Definition of Categorical Variable
What is a categorical variable in the context of machine learning?
- A variable that represents discrete values with a limited set of possible categories
- A variable that contains continuous numbers
- A highly co-related numeric field
- A special feature that cannot be encoded
- A variable related to time series only
One-Hot Encoding Identification
In the example where 'Color' has categories 'Red', 'Blue', and 'Green', which encoding method creates three new binary columns for each color?
- One-Hot Encoding
- Label Encoding
- Binary Encoding
- Frequency Encoding
- Count Encoding
Label Encoding Limitation
Which statement best describes a potential drawback of using label encoding with tree-based models?
- Label encoding may introduce unintended ordinal relationships between categories
- Label encoding requires the data to be normalized first
- Label encoding always results in multicollinearity problems
- Label encoding is not compatible with string variables
- Label encoding increases the number of columns for each category
Fit or Transform on Training Data
When encoding categorical variables before splitting your dataset, should you fit or transform your encoder on the training data or the entire dataset to avoid data leakage?
- Fit only on the training data, then transform both training and test sets
- Fit and transform on the entire dataset
- Transform on the test set first, then fit on train
- Only fit and transform on the test set
- Encode each set completely independently
Handling Unseen Categories
If your test data contains a new category not seen during training, which encoding technique is most vulnerable to this problem?
- One-Hot Encoding
- Frequency Encoding
- Mean Target Encoding
- Hash Encoding
- Count Encoding
Encoding High-Cardinality Features
For a feature like 'Zip Code' with hundreds of unique values, which encoding approach is likely to create an impractically wide dataset?
- One-Hot Encoding
- Label Encoding
- Hash Encoding
- Mean Target Encoding
- Frequency Encoding
Pandas get_dummies() Usage
Given a pandas Series col = pd.Series(['dog', 'cat', 'fish']), which function would you use to perform one-hot encoding?
- pd.get_dummies(col)
- pd.factorize(col)
- pd.LabelEncoder(col)
- pd.binary(col)
- pd.category(col)
Ordinal Encoding
Which encoding method is best suited for categorical features with an inherent order, such as 'Low', 'Medium', 'High'?
- Ordinal Encoding
- One-Hot Enconding
- Random Encoding
- Frequency Enconding
- Binary Enconding
Target Encoding Caution
Why must you be careful when using mean target encoding in machine learning?

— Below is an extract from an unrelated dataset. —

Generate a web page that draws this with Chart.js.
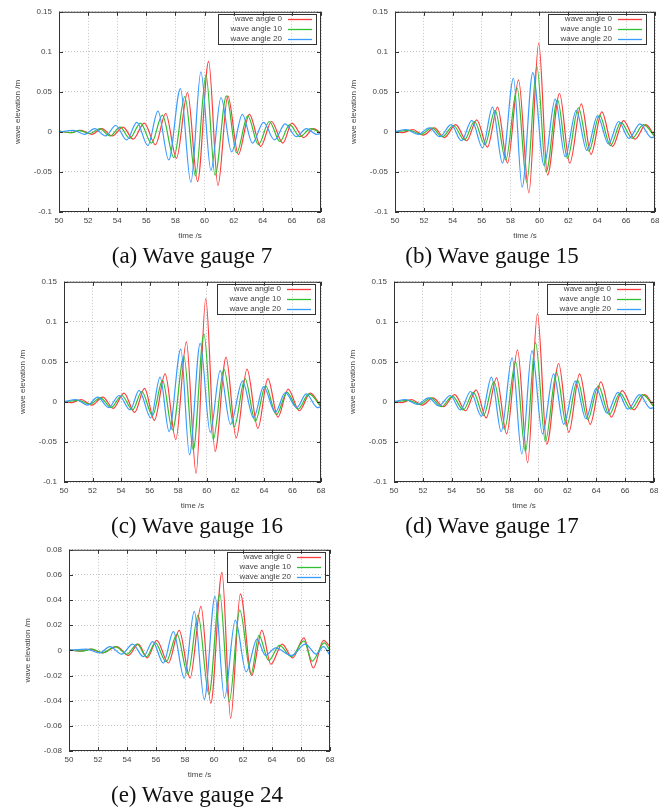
<!DOCTYPE html>
<html lang="en">
<head>
<meta charset="UTF-8">
<title>Wave elevation at gauges</title>
<style>
  * { margin: 0; padding: 0; box-sizing: border-box; }
  body { background: #fff; width: 667px; height: 809px; overflow: hidden; }
  #page { position: relative; width: 667px; height: 809px; }
  canvas { position: absolute; }
  .caption {
    position: absolute;
    font-family: 'Liberation Serif', 'Times New Roman', serif;
    font-size: 23px;
    color: #111;
    white-space: nowrap;
    transform: translate(-50%, -50%);
  }
</style>
</head>
<body>
<div id="page"></div>

<script src="https://cdn.jsdelivr.net/npm/chart.js"></script>
<script>
const seriesLabels = ['wave angle 0', 'wave angle 10', 'wave angle 20'];
const seriesColors = ['#ff3b3b', '#2fbf2f', '#3a9bff'];

// [time s, elevation m] read at each crest / trough

// (a) gauge 7
const g7_0 = [[50,0.001],[50.8,-0.001],[51.5,0.002],[52.25,-0.003],[52.95,0.004],[53.65,-0.005],[54.4,0.006],[55.1,-0.009],[55.86,0.011],[56.62,-0.016],[57.33,0.023],[58.07,-0.033],[58.83,0.049],[59.52,-0.062],[60.28,0.088],[60.92,-0.067],[61.6,0.045],[62.32,-0.028],[63.08,0.022],[63.86,-0.018],[64.6,0.013],[65.38,-0.014],[66.0,0.011],[66.8,-0.007],[67.5,0.004],[68,-0.002]];
const g7_10 = [[50,0.001],[50.9,-0.001],[51.4,0.002],[52.1,-0.002],[52.8,0.004],[53.5,-0.005],[54.2,0.006],[54.85,-0.008],[55.6,0.011],[56.35,-0.014],[57.1,0.021],[57.89,-0.032],[58.64,0.044],[59.38,-0.055],[60.1,0.071],[60.72,-0.054],[61.5,0.045],[62.2,-0.026],[62.97,0.020],[63.7,-0.016],[64.45,0.013],[65.18,-0.012],[65.85,0.009],[66.55,-0.006],[67.3,0.004],[68,-0.002]];
const g7_20 = [[50,0],[51.0,0.002],[51.75,-0.003],[52.45,0.004],[53.2,-0.005],[53.9,0.008],[54.65,-0.010],[55.35,0.012],[56.1,-0.017],[56.8,0.026],[57.54,-0.035],[58.34,0.054],[59.06,-0.063],[59.75,0.075],[60.44,-0.048],[61.13,0.043],[61.86,-0.025],[62.6,0.022],[63.29,-0.014],[64.05,0.012],[64.8,-0.010],[65.54,0.010],[66.3,-0.006],[67.0,0.004],[67.7,-0.003],[68,-0.002]];

// (b) gauge 15
const g15_0 = [[50,0.001],[50.5,-0.001],[51.22,0.003],[51.96,-0.004],[52.72,0.005],[53.42,-0.007],[54.2,0.009],[54.96,-0.011],[55.66,0.015],[56.4,-0.019],[57.1,0.031],[57.79,-0.039],[58.55,0.065],[59.27,-0.076],[59.95,0.111],[60.56,-0.054],[61.39,0.048],[62.1,-0.039],[62.9,0.035],[63.57,-0.028],[64.32,0.025],[65.06,-0.018],[65.82,0.014],[66.62,-0.009],[67.36,0.009],[68,-0.006]];
const g15_10 = [[50,0],[51.0,0.002],[51.8,-0.003],[52.55,0.005],[53.28,-0.006],[54.05,0.008],[54.8,-0.010],[55.5,0.013],[56.22,-0.016],[56.93,0.027],[57.67,-0.035],[58.45,0.055],[59.12,-0.063],[59.82,0.082],[60.46,-0.050],[61.25,0.040],[61.94,-0.033],[62.7,0.030],[63.42,-0.024],[64.16,0.021],[64.92,-0.017],[65.64,0.012],[66.42,-0.008],[67.2,0.009],[68,-0.006]];
const g15_20 = [[50,0],[50.76,0.003],[51.6,-0.003],[52.38,0.005],[53.1,-0.006],[53.88,0.009],[54.6,-0.011],[55.32,0.0145],[56.06,-0.020],[56.75,0.031],[57.44,-0.039],[58.2,0.067],[58.8,-0.069],[59.54,0.074],[60.32,-0.042],[61.09,0.041],[61.78,-0.031],[62.55,0.027],[63.28,-0.023],[64.02,0.020],[64.78,-0.015],[65.48,0.013],[66.2,-0.008],[66.96,0.010],[67.75,-0.007],[68,-0.006]];

// (c) gauge 16
const g16_0 = [[50,0.001],[50.5,-0.001],[51.2,0.003],[51.95,-0.004],[52.72,0.006],[53.45,-0.008],[54.2,0.011],[54.95,-0.013],[55.64,0.017],[56.33,-0.023],[57.08,0.035],[57.83,-0.047],[58.57,0.075],[59.25,-0.089],[59.93,0.129],[60.58,-0.062],[61.35,0.056],[62.06,-0.045],[62.82,0.041],[63.58,-0.033],[64.28,0.029],[64.98,-0.019],[65.7,0.016],[66.48,-0.011],[67.25,0.011],[68,-0.006]];
const g16_10 = [[50,0],[51.0,0.002],[51.8,-0.003],[52.55,0.005],[53.3,-0.007],[54.05,0.008],[54.8,-0.010],[55.45,0.013],[56.2,-0.017],[56.9,0.027],[57.6,-0.035],[58.4,0.057],[59.05,-0.060],[59.8,0.085],[60.45,-0.047],[61.2,0.041],[61.92,-0.031],[62.68,0.029],[63.4,-0.024],[64.12,0.020],[64.88,-0.016],[65.62,0.012],[66.4,-0.009],[67.15,0.010],[68,-0.006]];
const g16_20 = [[50,0],[50.84,0.003],[51.64,-0.004],[52.36,0.006],[53.13,-0.007],[53.86,0.008],[54.63,-0.010],[55.26,0.0145],[56.08,-0.020],[56.73,0.031],[57.36,-0.037],[58.18,0.066],[58.79,-0.066],[59.54,0.073],[60.24,-0.038],[60.94,0.039],[61.66,-0.028],[62.5,0.026],[63.28,-0.020],[63.98,0.019],[64.8,-0.013],[65.5,0.0115],[66.3,-0.007],[66.97,0.010],[67.75,-0.007],[68,-0.006]];

// (d) gauge 17
const g17_0 = [[50,0.001],[50.5,-0.001],[51.2,0.003],[51.95,-0.004],[52.7,0.005],[53.42,-0.006],[54.2,0.009],[54.95,-0.011],[55.68,0.015],[56.38,-0.020],[57.1,0.030],[57.8,-0.040],[58.55,0.065],[59.25,-0.076],[59.93,0.110],[60.58,-0.053],[61.4,0.048],[62.1,-0.038],[62.85,0.035],[63.58,-0.028],[64.32,0.025],[65.05,-0.019],[65.8,0.014],[66.6,-0.010],[67.35,0.009],[68,-0.006]];
const g17_10 = [[50,0],[51.0,0.002],[51.8,-0.003],[52.55,0.005],[53.28,-0.006],[54.05,0.007],[54.8,-0.010],[55.5,0.012],[56.2,-0.017],[56.92,0.025],[57.65,-0.034],[58.42,0.050],[59.1,-0.062],[59.8,0.074],[60.48,-0.049],[61.25,0.037],[61.95,-0.030],[62.7,0.027],[63.42,-0.022],[64.15,0.020],[64.9,-0.016],[65.65,0.011],[66.4,-0.009],[67.2,0.009],[68,-0.006]];
const g17_20 = [[50,0],[50.8,0.003],[51.6,-0.003],[52.4,0.005],[53.1,-0.005],[53.9,0.008],[54.6,-0.010],[55.3,0.013],[56.05,-0.018],[56.75,0.031],[57.42,-0.037],[58.18,0.055],[58.85,-0.065],[59.55,0.064],[60.28,-0.040],[61.05,0.035],[61.75,-0.028],[62.55,0.026],[63.28,-0.021],[64.0,0.017],[64.75,-0.014],[65.5,0.012],[66.2,-0.009],[67.0,0.009],[67.75,-0.008],[68,-0.007]];

// (e) gauge 24
const g24_0 = [[50,0.0005],[50.8,-0.0005],[51.5,0.001],[52.3,-0.002],[53.3,0.003],[54.1,-0.004],[54.78,0.005],[55.4,-0.006],[56.05,0.008],[56.85,-0.010],[57.6,0.016],[58.35,-0.022],[59.1,0.035],[59.78,-0.042],[60.55,0.062],[61.15,-0.054],[61.82,0.045],[62.6,-0.020],[63.3,0.016],[63.92,-0.011],[64.7,0.005],[65.42,-0.006],[66.2,0.010],[66.85,-0.014],[67.55,0.008],[68,0.003]];
const g24_10 = [[50,0.0005],[50.9,-0.0005],[51.6,0.001],[52.3,-0.002],[53.2,0.003],[54.0,-0.003],[54.7,0.005],[55.35,-0.005],[55.95,0.006],[56.7,-0.009],[57.45,0.013],[58.2,-0.019],[58.9,0.028],[59.65,-0.035],[60.4,0.045],[61.05,-0.041],[61.78,0.032],[62.55,-0.019],[63.1,0.012],[63.77,-0.008],[64.52,0.004],[65.33,-0.005],[66.2,0.0075],[66.77,-0.0085],[67.6,0.006],[68,0]];
const g24_20 = [[50,0],[51.2,0.001],[52.1,-0.002],[52.83,0.003],[53.63,-0.003],[54.39,0.005],[55.13,-0.005],[55.77,0.007],[56.5,-0.010],[57.2,0.015],[57.95,-0.022],[58.64,0.031],[59.33,-0.039],[60.07,0.043],[60.72,-0.038],[61.47,0.024],[62.22,-0.017],[62.97,0.009],[63.55,-0.004],[64.25,0.002],[65.35,-0.004],[66.3,0.005],[67.05,-0.003],[67.55,0.003],[68,-0.004]];

const timeTicks = { min: 50, max: 68, step: 2 };
const elevTicksA = { min: -0.1, max: 0.15, step: 0.05 };
const elevTicksE = { min: -0.08, max: 0.08, step: 0.02 };

const panels = [
  { caption: '(a) Wave gauge 7',  series: [g7_0, g7_10, g7_20],    y: elevTicksA, left: 0,   top: 0,   w: 333, h: 245, inset: 5, cx: 192, cy: 256 },
  { caption: '(b) Wave gauge 15', series: [g15_0, g15_10, g15_20], y: elevTicksA, left: 336, top: 0,   w: 331, h: 245, inset: 9, cx: 492, cy: 256 },
  { caption: '(c) Wave gauge 16', series: [g16_0, g16_10, g16_20], y: elevTicksA, left: 5,   top: 270, w: 328, h: 245, inset: 6, cx: 197, cy: 526 },
  { caption: '(d) Wave gauge 17', series: [g17_0, g17_10, g17_20], y: elevTicksA, left: 335, top: 270, w: 331, h: 245, inset: 9, cx: 492, cy: 526 },
  { caption: '(e) Wave gauge 24', series: [g24_0, g24_10, g24_20], y: elevTicksE, left: 10,  top: 538, w: 332, h: 246, inset: 5, cx: 197, cy: 795 }
];

const textColor = '#444';
const smallFont = { family: "'Liberation Sans', Arial, sans-serif", size: 8 };

// gnuplot-like border, inward ticks and boxed key
const framePlugin = {
  id: 'frame',
  afterDatasetsDraw(chart, args, opts) {
    const { ctx, chartArea: a, scales } = chart;
    ctx.save();
    ctx.strokeStyle = '#333';
    ctx.lineWidth = 1;
    ctx.strokeRect(a.left + 0.5, a.top + 0.5, a.right - a.left - 1, a.bottom - a.top - 1);

    ctx.beginPath();
    scales.x.ticks.forEach(t => {
      const x = Math.round(scales.x.getPixelForValue(t.value)) + 0.5;
      ctx.moveTo(x, a.bottom); ctx.lineTo(x, a.bottom - 4);
      ctx.moveTo(x, a.top); ctx.lineTo(x, a.top + 4);
    });
    scales.y.ticks.forEach(t => {
      const y = Math.round(scales.y.getPixelForValue(t.value)) + 0.5;
      ctx.moveTo(a.left, y); ctx.lineTo(a.left + 4, y);
      ctx.moveTo(a.right, y); ctx.lineTo(a.right - 4, y);
    });
    ctx.stroke();

    // key, listed in series order (datasets are stored reversed so angle 20 draws on top)
    const bw = 98, bh = 30;
    const bx = Math.round(a.right - opts.inset - bw), by = Math.round(a.top + 2);
    ctx.strokeRect(bx + 0.5, by + 0.5, bw, bh);
    ctx.font = "8px 'Liberation Sans', Arial, sans-serif";
    ctx.textAlign = 'right';
    ctx.textBaseline = 'middle';
    chart.data.datasets.slice().reverse().forEach((ds, i) => {
      const y = by + 5 + i * 10;
      ctx.fillStyle = textColor;
      ctx.fillText(ds.label, bx + bw - 34, y);
      ctx.strokeStyle = ds.borderColor;
      ctx.lineWidth = 1.3;
      ctx.beginPath();
      ctx.moveTo(bx + bw - 28, y + 0.5);
      ctx.lineTo(bx + bw - 4, y + 0.5);
      ctx.stroke();
    });
    ctx.restore();
  }
};

const page = document.getElementById('page');

panels.forEach(p => {
  const canvas = document.createElement('canvas');
  canvas.width = p.w;
  canvas.height = p.h;
  canvas.style.left = p.left + 'px';
  canvas.style.top = p.top + 'px';
  page.appendChild(canvas);

  const cap = document.createElement('div');
  cap.className = 'caption';
  cap.textContent = p.caption;
  cap.style.left = p.cx + 'px';
  cap.style.top = p.cy + 'px';
  page.appendChild(cap);

  new Chart(canvas, {
    type: 'line',
    data: {
      datasets: p.series.map((s, i) => ({
        label: seriesLabels[i],
        data: s.map(([t, v]) => ({ x: t, y: v })),
        borderColor: seriesColors[i],
        borderWidth: 1.2,
        pointRadius: 0,
        fill: false,
        cubicInterpolationMode: 'monotone'
      })).reverse()
    },
    options: {
      responsive: false,
      animation: false,
      devicePixelRatio: 1,
      events: [],
      layout: { padding: { left: 0, right: 12, top: 9, bottom: 0 } },
      plugins: {
        legend: { display: false },
        tooltip: { enabled: false },
        frame: { inset: p.inset }
      },
      scales: {
        x: {
          type: 'linear',
          min: timeTicks.min,
          max: timeTicks.max,
          afterFit: s => { s.height = 33; },
          ticks: { stepSize: timeTicks.step, padding: 4, color: textColor, font: smallFont, maxRotation: 0, autoSkip: false },
          grid: { color: '#c4c4c4', drawTicks: false },
          border: { display: false, dash: [1, 2] },
          title: { display: true, text: 'time /s', color: textColor, font: smallFont, padding: { top: 0, bottom: 4 } }
        },
        y: {
          min: p.y.min,
          max: p.y.max,
          afterFit: s => { s.width = 59; },
          ticks: {
            stepSize: p.y.step, padding: 7, color: textColor, font: smallFont, autoSkip: false,
            callback: v => String(+v.toFixed(3))
          },
          grid: { color: '#c4c4c4', drawTicks: false },
          border: { display: false, dash: [1, 2] },
          title: { display: true, text: 'wave elevation /m', color: textColor, font: smallFont, padding: { top: 13, bottom: 0 } }
        }
      }
    },
    plugins: [framePlugin]
  });
});
</script>
</body>
</html>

- Because it may cause target leakage if encoding uses the whole dataset
- Because it increases the number of columns drastically
- Because it only works with numbers
- Because it can only be used for ordinal data
- Because it requires categories to be sorted alphabetically
Sklearn LabelEncoder Limitation
Which is a limitation of sklearn's LabelEncoder for input features?
- It can only process one column at a time
- It replaces missing values automatically
- It applies one-hot encoding automatically
- It sorts categories based on frequency
- It adds new categories in the test set automatically